From the first line of the data down to and including the line with "(0,0) rectangle (576,616);", copy everything exactly, leaving out pictures.

----------------------------------------

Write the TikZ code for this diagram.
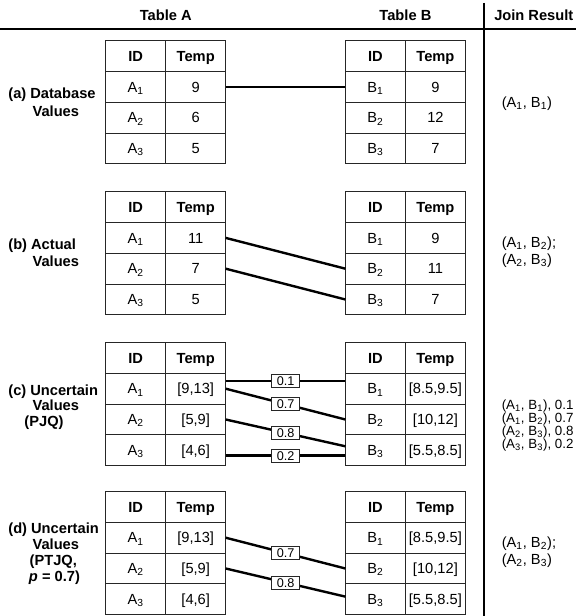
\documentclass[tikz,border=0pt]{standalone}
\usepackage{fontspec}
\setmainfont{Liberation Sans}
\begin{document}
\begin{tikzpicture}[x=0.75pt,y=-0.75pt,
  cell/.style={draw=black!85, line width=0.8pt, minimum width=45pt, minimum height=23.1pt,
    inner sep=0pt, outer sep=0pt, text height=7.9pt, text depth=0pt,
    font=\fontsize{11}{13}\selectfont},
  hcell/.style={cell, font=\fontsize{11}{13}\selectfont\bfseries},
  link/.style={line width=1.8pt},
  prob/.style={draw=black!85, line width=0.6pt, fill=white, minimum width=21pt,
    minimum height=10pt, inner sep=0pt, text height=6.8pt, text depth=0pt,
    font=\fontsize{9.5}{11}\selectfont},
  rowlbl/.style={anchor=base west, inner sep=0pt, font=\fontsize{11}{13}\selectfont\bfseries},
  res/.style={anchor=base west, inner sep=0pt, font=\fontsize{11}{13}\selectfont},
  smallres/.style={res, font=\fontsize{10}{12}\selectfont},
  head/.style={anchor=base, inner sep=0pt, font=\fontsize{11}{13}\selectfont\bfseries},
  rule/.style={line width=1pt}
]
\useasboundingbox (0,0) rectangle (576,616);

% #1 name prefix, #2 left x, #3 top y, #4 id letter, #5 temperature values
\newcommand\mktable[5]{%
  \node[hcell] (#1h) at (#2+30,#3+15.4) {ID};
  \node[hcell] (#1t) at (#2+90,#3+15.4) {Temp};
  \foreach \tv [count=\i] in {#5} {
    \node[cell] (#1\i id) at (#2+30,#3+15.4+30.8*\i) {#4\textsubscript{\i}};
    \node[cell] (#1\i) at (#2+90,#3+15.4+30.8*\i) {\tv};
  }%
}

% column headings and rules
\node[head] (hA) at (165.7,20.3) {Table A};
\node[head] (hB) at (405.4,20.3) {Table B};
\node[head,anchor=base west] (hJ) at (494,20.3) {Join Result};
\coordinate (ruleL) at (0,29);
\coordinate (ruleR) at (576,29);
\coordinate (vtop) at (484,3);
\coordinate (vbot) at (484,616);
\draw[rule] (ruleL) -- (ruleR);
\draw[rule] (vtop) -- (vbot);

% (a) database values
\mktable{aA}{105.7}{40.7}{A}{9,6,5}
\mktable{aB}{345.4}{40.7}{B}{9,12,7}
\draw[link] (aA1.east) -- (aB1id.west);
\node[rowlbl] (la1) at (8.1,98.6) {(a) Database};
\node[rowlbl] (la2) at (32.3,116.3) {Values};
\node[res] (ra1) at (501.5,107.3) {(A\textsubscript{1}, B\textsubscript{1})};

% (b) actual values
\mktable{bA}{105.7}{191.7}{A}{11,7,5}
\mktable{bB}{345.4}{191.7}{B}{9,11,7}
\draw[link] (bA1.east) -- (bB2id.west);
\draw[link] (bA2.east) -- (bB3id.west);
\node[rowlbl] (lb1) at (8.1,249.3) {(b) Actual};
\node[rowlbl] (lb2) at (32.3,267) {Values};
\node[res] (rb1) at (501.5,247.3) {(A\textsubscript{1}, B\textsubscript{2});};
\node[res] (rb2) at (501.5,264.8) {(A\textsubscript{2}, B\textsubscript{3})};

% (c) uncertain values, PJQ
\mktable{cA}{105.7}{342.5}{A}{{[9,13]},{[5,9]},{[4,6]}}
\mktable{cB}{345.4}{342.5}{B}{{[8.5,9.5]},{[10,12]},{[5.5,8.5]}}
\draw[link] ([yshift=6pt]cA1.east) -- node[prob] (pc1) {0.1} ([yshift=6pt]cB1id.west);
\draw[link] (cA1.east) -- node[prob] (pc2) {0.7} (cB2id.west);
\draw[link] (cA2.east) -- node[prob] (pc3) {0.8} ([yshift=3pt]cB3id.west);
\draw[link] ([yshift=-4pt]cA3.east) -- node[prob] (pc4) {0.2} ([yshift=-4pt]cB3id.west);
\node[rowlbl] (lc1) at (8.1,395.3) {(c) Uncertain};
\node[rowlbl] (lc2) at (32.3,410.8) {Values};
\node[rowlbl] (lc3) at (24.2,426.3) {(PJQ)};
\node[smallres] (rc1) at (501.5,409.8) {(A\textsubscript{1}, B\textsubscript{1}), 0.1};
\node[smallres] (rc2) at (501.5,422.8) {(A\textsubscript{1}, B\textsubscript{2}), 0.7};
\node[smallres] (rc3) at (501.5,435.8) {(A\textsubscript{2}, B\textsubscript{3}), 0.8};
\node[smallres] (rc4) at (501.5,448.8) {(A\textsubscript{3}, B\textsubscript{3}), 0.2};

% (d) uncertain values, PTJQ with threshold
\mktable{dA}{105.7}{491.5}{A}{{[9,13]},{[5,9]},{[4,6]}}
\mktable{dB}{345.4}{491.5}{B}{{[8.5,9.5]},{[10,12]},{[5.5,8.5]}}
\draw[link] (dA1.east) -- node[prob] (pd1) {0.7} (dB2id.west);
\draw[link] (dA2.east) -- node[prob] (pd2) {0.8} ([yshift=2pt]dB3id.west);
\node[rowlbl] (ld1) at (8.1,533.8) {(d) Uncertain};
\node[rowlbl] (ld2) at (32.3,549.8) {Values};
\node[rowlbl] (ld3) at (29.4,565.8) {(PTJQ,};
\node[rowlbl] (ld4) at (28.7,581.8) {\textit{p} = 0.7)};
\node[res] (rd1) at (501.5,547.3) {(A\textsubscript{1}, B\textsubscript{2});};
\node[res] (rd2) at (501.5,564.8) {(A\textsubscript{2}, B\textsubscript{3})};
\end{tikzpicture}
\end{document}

----------------------------------------

**THE REPLY**
Write the TikZ code for this diagram.
\documentclass[tikz,border=0pt]{standalone}
\usepackage{fontspec}
\setmainfont{Liberation Sans}
\begin{document}
\begin{tikzpicture}[x=0.75pt,y=-0.75pt,
  cell/.style={draw=black!85, line width=0.8pt, minimum width=45pt, minimum height=23.1pt,
    inner sep=0pt, outer sep=0pt, text height=7.9pt, text depth=0pt,
    font=\fontsize{11}{13}\selectfont},
  hcell/.style={cell, font=\fontsize{11}{13}\selectfont\bfseries},
  link/.style={line width=1.8pt},
  prob/.style={draw=black!85, line width=0.6pt, fill=white, minimum width=21pt,
    minimum height=10pt, inner sep=0pt, text height=6.8pt, text depth=0pt,
    font=\fontsize{9.5}{11}\selectfont},
  rowlbl/.style={anchor=base west, inner sep=0pt, font=\fontsize{11}{13}\selectfont\bfseries},
  res/.style={anchor=base west, inner sep=0pt, font=\fontsize{11}{13}\selectfont},
  smallres/.style={res, font=\fontsize{10}{12}\selectfont},
  head/.style={anchor=base, inner sep=0pt, font=\fontsize{11}{13}\selectfont\bfseries},
  rule/.style={line width=1pt}
]
\useasboundingbox (0,0) rectangle (576,616);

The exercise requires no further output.